1962 Shasta


Sometimes buying a half finished project can be a good buy, but then sometimes it might not.  In some cases, such as in this 62 Astrodome, it cost more to finish than it would have to start with an unrestored original.  In this case, the restoration consisted of gutting the trailer and redoing all of the paneling (nice stained finish) and floor, and some new wiring, all it needed was the "furniture put back in.  However, everything inside was missing!  Building the cabin is actually pretty simple, building cabinetry is time consuming (therefore expensive), especially when there is nothing to start with.  Not only did we build every bit of cabinetry to match what would have been original, we had to supply all of the appliances, sink, water tank, light fixtures, seat frames, table... the list seemed endless.  After we pulled the skin, we noticed a lot of the structure had not been done correctly, and the wiring was not done safe (no fuses or breaker box).  We had to re-do a lot of what had already been done.

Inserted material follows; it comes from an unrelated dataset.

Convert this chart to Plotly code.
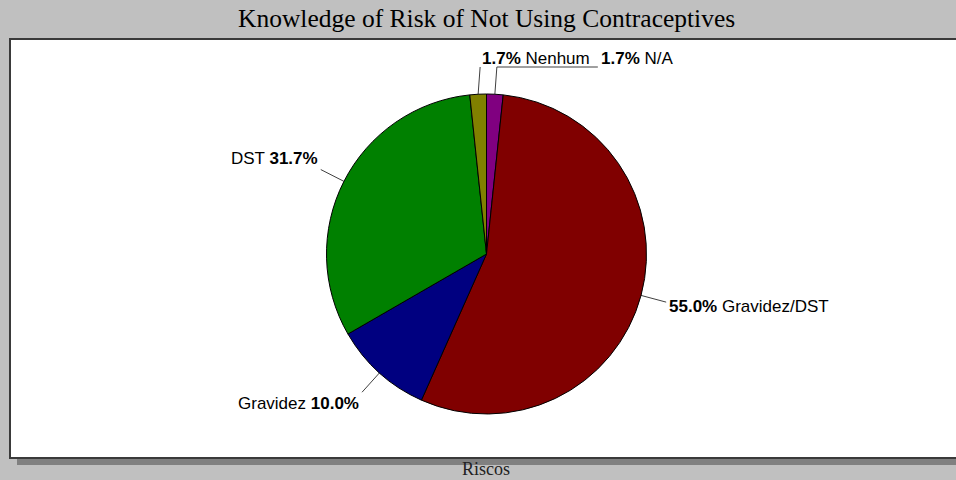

We started by replacing the flooring that had been replaced... they had just used cheap big box vinyl sheet that was bubbling up everywhere, we laid a black and white checkerboard in the correct 9" tiles.  We then built every cabinet from scratch.  From my stock of used parts we found a period correct turquoise sink, stove and range hood, and used a NOS sheet of discontinued coral boomerang laminate for the counter and table top.  We used one of our retro Frigidaire fridges, and we added AC above it.  For the upholstery we built new seat frames with hinges, just like Shasta built them and covered them in a combo of turquoise and coral.  In the back, we added a custom built innerspring mattress on a permanent bed frame, not the gaucho bed it would have come with.

While it may not have been the best way to go in the first place, the good news is the owner now has essentially a brand new 1962 Shasta Astrodome for less money than any brand new trailer on the market.